> The task
Identify and copy all lines of the material where the string "this" is found.

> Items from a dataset
— Start —

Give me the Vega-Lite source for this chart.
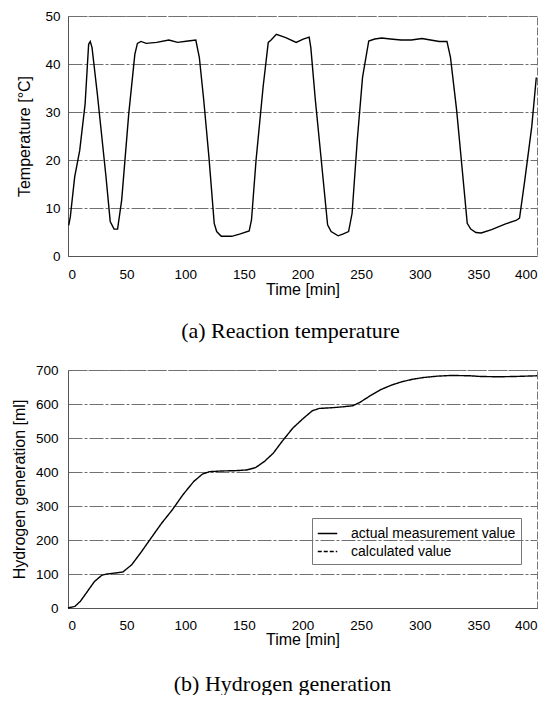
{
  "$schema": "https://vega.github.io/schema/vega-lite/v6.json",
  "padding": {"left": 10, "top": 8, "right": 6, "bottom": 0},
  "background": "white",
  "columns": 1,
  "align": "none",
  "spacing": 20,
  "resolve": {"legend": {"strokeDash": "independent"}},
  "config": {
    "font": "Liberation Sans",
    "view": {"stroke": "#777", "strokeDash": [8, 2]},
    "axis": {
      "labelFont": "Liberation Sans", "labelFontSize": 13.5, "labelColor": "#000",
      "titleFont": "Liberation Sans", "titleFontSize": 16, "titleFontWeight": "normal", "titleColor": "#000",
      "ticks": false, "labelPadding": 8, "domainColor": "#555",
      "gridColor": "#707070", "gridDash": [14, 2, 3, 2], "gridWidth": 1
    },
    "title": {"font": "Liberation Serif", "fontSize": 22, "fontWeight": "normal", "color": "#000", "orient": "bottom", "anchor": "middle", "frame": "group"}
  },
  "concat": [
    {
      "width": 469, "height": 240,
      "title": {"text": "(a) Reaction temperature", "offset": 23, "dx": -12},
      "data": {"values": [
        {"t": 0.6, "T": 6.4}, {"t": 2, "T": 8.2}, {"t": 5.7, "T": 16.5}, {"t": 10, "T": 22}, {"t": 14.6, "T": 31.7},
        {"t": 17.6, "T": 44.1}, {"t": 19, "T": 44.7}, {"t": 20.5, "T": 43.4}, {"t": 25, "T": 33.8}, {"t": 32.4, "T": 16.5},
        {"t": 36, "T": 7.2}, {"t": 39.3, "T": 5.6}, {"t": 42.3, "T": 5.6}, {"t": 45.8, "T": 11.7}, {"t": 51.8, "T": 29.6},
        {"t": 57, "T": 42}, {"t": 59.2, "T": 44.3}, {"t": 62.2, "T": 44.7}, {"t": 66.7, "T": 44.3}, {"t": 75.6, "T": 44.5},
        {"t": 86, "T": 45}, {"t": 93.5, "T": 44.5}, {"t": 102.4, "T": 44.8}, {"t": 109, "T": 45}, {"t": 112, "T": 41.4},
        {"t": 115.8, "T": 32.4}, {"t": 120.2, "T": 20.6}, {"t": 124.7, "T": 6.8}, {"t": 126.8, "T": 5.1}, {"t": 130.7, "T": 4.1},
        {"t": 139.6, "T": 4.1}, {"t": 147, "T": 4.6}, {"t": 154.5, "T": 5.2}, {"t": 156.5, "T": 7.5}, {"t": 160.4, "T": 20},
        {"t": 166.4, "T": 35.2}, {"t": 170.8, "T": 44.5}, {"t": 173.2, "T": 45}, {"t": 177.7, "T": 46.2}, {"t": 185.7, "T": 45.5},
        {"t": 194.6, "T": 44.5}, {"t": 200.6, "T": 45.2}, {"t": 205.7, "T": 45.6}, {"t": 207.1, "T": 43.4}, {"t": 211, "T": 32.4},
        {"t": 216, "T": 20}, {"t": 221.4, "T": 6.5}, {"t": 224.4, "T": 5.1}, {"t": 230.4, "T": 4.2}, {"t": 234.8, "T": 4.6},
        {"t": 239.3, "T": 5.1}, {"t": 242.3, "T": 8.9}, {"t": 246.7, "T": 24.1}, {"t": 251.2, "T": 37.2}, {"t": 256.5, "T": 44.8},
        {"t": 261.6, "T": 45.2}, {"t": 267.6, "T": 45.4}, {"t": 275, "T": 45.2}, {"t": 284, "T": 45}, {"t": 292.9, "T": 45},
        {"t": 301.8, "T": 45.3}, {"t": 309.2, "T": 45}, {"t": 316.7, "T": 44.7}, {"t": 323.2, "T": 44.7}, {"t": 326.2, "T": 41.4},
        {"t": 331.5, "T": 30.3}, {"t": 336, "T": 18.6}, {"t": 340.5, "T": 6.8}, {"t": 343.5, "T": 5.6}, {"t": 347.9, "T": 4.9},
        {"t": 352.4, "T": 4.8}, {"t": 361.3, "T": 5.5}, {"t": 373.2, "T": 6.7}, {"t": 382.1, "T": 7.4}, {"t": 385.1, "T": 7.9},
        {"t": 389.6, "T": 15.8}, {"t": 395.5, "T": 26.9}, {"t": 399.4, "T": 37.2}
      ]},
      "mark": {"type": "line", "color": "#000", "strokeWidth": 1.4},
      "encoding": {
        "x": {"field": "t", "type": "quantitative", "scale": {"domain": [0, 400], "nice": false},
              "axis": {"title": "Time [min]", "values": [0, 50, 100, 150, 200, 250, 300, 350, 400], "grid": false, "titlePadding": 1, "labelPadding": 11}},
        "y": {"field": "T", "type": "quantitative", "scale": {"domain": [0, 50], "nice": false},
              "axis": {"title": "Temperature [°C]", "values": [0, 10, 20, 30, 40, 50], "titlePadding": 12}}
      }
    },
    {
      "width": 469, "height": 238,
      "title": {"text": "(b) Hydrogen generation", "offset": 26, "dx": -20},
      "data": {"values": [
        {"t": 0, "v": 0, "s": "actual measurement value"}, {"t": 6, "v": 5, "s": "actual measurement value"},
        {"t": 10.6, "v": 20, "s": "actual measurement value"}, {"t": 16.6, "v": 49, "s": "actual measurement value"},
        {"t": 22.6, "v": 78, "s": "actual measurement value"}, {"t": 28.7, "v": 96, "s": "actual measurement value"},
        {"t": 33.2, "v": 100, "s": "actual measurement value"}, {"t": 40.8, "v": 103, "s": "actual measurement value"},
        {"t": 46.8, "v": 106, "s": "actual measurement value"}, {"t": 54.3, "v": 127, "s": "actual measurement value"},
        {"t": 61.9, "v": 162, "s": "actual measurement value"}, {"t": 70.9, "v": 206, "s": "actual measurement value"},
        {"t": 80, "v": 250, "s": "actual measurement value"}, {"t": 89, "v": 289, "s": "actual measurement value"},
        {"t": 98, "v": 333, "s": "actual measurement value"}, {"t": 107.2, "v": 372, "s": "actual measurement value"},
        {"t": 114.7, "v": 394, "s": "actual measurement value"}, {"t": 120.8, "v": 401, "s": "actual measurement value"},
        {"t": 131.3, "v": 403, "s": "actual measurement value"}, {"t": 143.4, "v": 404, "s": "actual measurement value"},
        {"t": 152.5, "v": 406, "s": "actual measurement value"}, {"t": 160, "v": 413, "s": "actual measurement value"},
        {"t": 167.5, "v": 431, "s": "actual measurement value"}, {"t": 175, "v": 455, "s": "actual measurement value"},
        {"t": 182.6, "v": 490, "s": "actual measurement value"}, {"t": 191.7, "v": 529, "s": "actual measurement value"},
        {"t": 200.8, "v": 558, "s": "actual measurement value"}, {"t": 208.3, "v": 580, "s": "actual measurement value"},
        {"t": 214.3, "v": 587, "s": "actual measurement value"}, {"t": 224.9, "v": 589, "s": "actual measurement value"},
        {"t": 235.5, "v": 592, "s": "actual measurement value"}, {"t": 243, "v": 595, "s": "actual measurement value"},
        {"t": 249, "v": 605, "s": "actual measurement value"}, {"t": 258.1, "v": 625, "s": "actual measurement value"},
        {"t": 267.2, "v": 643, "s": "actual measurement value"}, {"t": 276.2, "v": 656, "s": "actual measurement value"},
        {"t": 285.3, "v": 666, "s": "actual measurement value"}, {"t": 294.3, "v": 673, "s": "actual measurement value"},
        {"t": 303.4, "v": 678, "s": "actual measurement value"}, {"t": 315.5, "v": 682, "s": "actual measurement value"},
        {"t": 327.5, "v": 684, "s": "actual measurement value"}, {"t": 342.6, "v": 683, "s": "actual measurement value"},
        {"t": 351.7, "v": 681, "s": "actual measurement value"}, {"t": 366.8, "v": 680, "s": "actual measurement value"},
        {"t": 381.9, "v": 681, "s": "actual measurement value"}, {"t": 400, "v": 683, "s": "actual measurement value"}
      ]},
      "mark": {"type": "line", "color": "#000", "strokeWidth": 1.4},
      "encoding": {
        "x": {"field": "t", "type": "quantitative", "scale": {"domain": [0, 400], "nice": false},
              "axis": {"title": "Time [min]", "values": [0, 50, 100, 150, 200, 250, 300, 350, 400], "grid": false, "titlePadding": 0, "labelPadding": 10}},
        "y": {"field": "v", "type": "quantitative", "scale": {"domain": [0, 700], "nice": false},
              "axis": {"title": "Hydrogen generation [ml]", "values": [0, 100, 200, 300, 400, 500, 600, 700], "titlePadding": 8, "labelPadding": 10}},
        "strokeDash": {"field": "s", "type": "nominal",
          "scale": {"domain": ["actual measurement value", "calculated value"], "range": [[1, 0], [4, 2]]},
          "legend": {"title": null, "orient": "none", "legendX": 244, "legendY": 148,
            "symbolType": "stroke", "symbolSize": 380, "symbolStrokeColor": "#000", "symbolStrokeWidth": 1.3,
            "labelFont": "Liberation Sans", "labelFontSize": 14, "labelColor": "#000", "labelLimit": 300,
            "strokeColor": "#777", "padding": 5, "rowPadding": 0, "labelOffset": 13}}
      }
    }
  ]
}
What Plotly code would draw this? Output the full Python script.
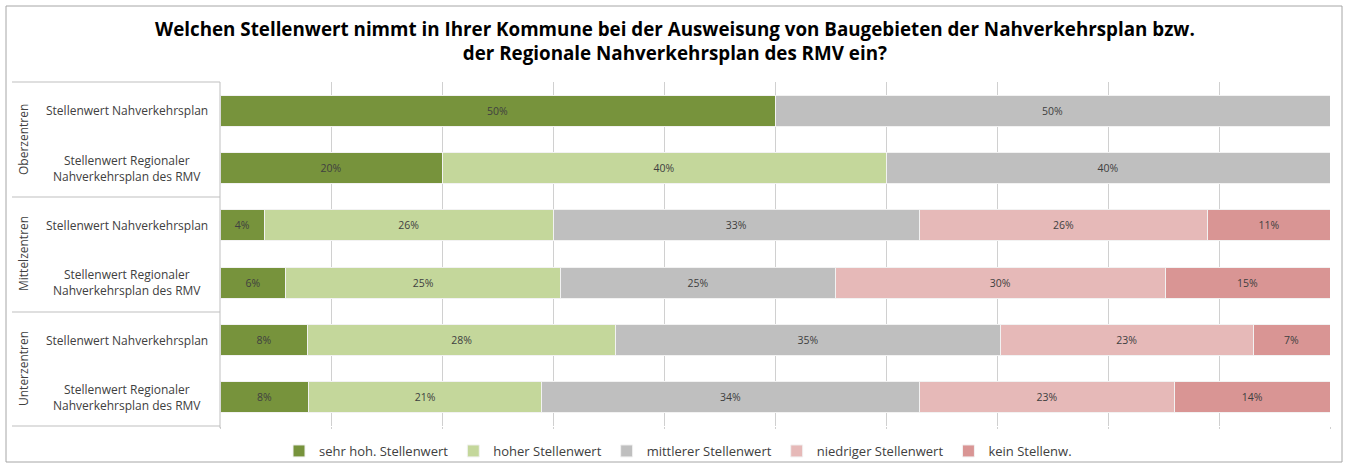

— End —

> Task result
Give me the Vega-Lite source for this chart.
What Plotly code would draw this? Output the full Python script.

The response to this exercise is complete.